Ryan Young’s unique playing style has even seasoned musicians unable to agree on its origin. But the music is undeniably Scottish
The tune’s the thing, so far as Ryan Young is concerned. The 26-year-old fiddler from Cardross, Dunbartonshire, was voted Up and Coming Artist of the Year at the Scots Trad Music Awards at the beginning of this month and will further consolidate his reputation in the new year, when January sees him share a Celtic Connections bill with his hero, the renowned Clare fiddle master Martin Hayes, and March brings the release of his debut album, produced by the Grammy-award-winning Jesse Lewis.
“I was completely stunned when I won,” says Young of his award at “Na Trads”. “The awards highlight how fantastic traditional music is,” he adds. “And it really is all about the music. At the heart of everything I do is the melody.”
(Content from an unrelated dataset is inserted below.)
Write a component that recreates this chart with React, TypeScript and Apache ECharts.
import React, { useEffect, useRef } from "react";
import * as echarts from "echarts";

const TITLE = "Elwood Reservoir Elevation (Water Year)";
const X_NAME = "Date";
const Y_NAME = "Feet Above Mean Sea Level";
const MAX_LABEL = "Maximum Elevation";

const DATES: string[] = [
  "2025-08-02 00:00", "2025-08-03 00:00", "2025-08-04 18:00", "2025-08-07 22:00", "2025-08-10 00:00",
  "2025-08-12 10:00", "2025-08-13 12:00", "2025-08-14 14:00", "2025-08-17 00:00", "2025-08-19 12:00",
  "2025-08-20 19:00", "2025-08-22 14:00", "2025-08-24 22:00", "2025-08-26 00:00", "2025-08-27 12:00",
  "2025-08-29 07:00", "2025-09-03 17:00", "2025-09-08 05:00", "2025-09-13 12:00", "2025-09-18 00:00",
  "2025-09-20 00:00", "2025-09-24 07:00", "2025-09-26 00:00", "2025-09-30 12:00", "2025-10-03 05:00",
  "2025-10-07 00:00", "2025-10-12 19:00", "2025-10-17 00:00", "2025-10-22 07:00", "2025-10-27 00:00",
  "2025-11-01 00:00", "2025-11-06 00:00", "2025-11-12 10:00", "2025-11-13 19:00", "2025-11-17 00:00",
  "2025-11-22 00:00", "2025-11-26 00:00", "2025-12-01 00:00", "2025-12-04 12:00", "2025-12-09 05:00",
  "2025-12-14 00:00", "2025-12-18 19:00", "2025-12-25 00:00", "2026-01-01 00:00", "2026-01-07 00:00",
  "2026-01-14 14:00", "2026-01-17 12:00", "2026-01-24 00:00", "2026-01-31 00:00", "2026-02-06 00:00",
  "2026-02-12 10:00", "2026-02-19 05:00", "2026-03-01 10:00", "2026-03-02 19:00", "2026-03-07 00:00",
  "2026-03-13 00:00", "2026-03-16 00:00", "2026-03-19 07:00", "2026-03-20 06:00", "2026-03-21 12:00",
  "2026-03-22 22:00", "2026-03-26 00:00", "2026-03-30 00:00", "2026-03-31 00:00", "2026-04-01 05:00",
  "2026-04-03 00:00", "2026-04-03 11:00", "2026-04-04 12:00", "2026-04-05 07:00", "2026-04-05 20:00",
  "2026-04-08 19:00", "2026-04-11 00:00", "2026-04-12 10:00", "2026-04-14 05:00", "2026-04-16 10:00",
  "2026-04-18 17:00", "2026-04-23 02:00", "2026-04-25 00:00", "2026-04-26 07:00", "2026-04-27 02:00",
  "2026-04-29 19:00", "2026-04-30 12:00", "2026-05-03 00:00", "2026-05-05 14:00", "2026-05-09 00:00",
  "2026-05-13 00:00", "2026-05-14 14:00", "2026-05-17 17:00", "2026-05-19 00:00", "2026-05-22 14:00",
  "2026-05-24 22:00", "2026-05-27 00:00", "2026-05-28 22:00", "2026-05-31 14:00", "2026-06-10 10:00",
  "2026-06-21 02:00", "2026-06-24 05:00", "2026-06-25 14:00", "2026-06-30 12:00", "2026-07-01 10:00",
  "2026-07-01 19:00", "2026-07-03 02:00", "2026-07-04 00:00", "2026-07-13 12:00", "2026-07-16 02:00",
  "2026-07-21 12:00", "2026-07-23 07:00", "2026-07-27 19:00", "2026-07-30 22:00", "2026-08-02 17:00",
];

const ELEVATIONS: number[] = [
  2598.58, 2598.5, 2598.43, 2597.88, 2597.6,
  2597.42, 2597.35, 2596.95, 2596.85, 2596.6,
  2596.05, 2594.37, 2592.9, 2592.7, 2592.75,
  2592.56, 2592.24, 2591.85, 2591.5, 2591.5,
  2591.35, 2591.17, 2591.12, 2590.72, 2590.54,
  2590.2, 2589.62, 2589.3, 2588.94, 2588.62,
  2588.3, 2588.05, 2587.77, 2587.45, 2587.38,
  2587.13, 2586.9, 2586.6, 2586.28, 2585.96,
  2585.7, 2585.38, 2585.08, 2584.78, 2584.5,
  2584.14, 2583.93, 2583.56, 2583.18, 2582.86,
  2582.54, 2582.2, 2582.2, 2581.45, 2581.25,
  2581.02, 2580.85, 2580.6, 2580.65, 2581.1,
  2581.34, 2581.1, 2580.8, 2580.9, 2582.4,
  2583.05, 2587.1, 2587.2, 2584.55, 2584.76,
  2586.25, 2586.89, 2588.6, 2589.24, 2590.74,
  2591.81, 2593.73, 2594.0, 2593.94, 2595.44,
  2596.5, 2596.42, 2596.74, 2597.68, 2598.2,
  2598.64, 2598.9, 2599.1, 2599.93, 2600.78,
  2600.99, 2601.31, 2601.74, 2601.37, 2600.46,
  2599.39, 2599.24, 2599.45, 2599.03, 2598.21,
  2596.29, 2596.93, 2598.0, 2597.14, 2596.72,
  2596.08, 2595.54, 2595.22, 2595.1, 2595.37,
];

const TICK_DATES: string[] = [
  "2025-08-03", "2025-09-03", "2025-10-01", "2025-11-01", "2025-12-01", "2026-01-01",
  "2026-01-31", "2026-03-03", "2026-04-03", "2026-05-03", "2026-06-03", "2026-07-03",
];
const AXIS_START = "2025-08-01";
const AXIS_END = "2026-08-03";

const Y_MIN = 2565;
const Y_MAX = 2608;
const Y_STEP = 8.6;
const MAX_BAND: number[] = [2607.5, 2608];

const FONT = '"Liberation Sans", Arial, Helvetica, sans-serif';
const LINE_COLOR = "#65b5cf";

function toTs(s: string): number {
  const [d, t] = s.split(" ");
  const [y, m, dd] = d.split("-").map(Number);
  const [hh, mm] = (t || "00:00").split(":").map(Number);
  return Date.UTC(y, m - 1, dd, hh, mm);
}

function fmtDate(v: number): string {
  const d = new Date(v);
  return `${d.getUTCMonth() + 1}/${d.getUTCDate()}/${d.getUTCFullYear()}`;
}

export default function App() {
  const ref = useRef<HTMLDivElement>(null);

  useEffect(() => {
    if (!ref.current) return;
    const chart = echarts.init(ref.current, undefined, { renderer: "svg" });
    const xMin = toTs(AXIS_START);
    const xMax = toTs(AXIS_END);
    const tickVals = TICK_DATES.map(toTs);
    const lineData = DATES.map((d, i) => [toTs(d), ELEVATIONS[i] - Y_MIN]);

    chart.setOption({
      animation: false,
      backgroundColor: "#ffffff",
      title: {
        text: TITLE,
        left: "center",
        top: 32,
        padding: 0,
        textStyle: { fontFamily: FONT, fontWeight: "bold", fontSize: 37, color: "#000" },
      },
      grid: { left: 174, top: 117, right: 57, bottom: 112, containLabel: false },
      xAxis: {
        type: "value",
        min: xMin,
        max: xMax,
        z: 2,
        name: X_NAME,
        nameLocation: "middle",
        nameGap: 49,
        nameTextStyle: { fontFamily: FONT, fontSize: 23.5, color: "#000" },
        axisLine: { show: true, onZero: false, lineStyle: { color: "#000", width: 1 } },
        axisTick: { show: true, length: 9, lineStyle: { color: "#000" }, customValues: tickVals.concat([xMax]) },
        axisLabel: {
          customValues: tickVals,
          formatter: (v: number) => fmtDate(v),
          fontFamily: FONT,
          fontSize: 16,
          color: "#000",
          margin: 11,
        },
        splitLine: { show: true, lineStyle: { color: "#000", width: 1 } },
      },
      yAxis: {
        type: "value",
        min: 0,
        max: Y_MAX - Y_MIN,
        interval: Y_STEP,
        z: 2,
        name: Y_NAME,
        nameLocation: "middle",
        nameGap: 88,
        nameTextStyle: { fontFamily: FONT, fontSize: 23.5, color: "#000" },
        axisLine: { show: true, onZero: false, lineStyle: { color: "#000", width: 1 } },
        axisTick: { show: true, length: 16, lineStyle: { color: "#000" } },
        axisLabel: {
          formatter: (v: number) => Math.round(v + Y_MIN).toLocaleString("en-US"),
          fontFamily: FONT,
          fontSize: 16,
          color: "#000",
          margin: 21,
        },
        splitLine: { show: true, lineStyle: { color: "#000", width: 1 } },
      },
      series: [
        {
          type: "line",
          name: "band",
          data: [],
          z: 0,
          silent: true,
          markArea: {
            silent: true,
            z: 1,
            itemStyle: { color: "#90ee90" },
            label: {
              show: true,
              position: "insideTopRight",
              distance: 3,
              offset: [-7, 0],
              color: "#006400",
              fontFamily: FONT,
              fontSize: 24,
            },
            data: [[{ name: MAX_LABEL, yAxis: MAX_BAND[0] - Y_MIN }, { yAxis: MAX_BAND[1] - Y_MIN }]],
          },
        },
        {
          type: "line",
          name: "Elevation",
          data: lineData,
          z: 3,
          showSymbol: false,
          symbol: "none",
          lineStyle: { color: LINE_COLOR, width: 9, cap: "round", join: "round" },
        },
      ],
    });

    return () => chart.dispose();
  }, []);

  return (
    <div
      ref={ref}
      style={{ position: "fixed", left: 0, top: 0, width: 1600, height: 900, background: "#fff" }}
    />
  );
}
He’s speaking to me from his home in Cardross, having just returned from playing in Skye with the Young Trad Tour which features winners and finalists from BBC Radio Scotland’s Young Traditional Musician awards. One of his fellow musicians on the tour was Gaelic singer Ainsley Hamill, also from his neighbourhood, which also produced fiddler Eilidh Steel, who gave him his first proper fiddle lessons.
Young doesn’t come from a musical family. His epiphany came, he says, when he was about ten and saw Shetland fiddle maestro Aly Bain playing on television’s Hogmanay Show. “I’d never heard that sort of thing before and it just inspired me.”
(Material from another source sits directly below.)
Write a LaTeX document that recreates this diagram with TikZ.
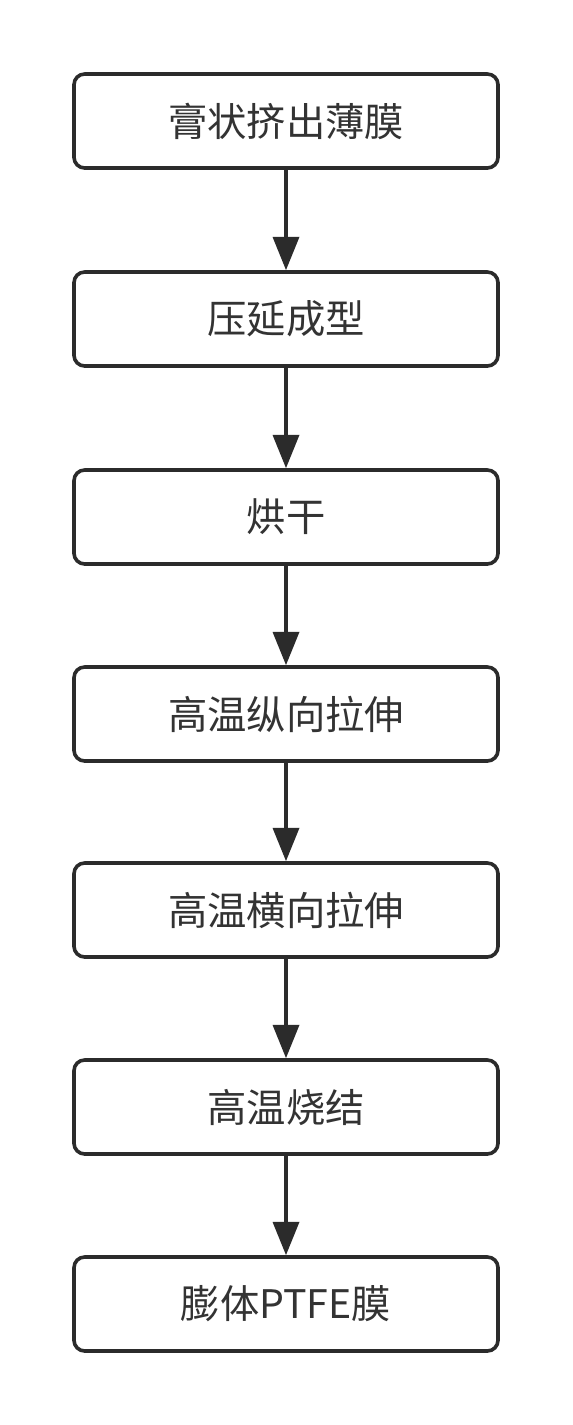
\documentclass[tikz,border=0pt]{standalone}
\usepackage{fontspec}
\setmainfont{Noto Sans CJK SC}
\usetikzlibrary{arrows.meta}
\definecolor{ink}{HTML}{2B2B2B}
\definecolor{txt}{HTML}{333333}
\tikzset{
  stepbox/.style={draw=ink, line width=2.7pt, rounded corners=8pt, fill=white,
    minimum width=318pt, minimum height=70.5pt, inner sep=0pt,
    font=\fontsize{29.5pt}{32pt}\selectfont, text=txt},
  flow/.style={draw=ink, line width=2.7pt, -{Triangle[length=25pt,width=19.5pt]}}
}
\begin{document}
\begin{tikzpicture}[x=0.75pt,y=-0.75pt]
\useasboundingbox[fill=white] (0,0) rectangle (573,1425);
\node[stepbox] (n1) at (286,121) {\raisebox{-2pt}{膏状挤出薄膜}};
\node[stepbox] (n2) at (286,319) {\raisebox{-2pt}{压延成型}};
\node[stepbox] (n3) at (286,517) {\raisebox{-2pt}{烘干}};
\node[stepbox] (n4) at (286,714) {\raisebox{-2pt}{高温纵向拉伸}};
\node[stepbox] (n5) at (286,910) {\raisebox{-2pt}{高温横向拉伸}};
\node[stepbox] (n6) at (286,1107) {\raisebox{-2pt}{高温烧结}};
\node[stepbox] (n7) at (286,1304) {\raisebox{-2pt}{膨体PTFE膜}};
\foreach \a/\b in {n1/n2,n2/n3,n3/n4,n4/n5,n5/n6,n6/n7}
  \draw[flow] (\a.south) -- (\b.north);
\end{tikzpicture}
\end{document}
“That sort of thing” has consumed his life since. “I’d had violin lessons at school but only 15 minutes a week. I started going to a fiddle group that Eilidh took, but didn’t have my own teacher until I went to the Royal Conservatoire of Scotland.”
He entered the RCS as a junior student, and a series of scholarships saw him continue as an undergraduate, studying under the likes of Pete Clark, Alistair McCulloch and Marie Fielding, graduating with a BA (Hons) first class and scooping the Arthur Robertson Prize for Scots fiddle music, before completing a master’s earlier this year. While soaking in Scots fiddle music at the conservatoire, however, his extra-curricular listening was homing in on some of the great Irish fiddlers, not least East Clare’s Martin Hayes.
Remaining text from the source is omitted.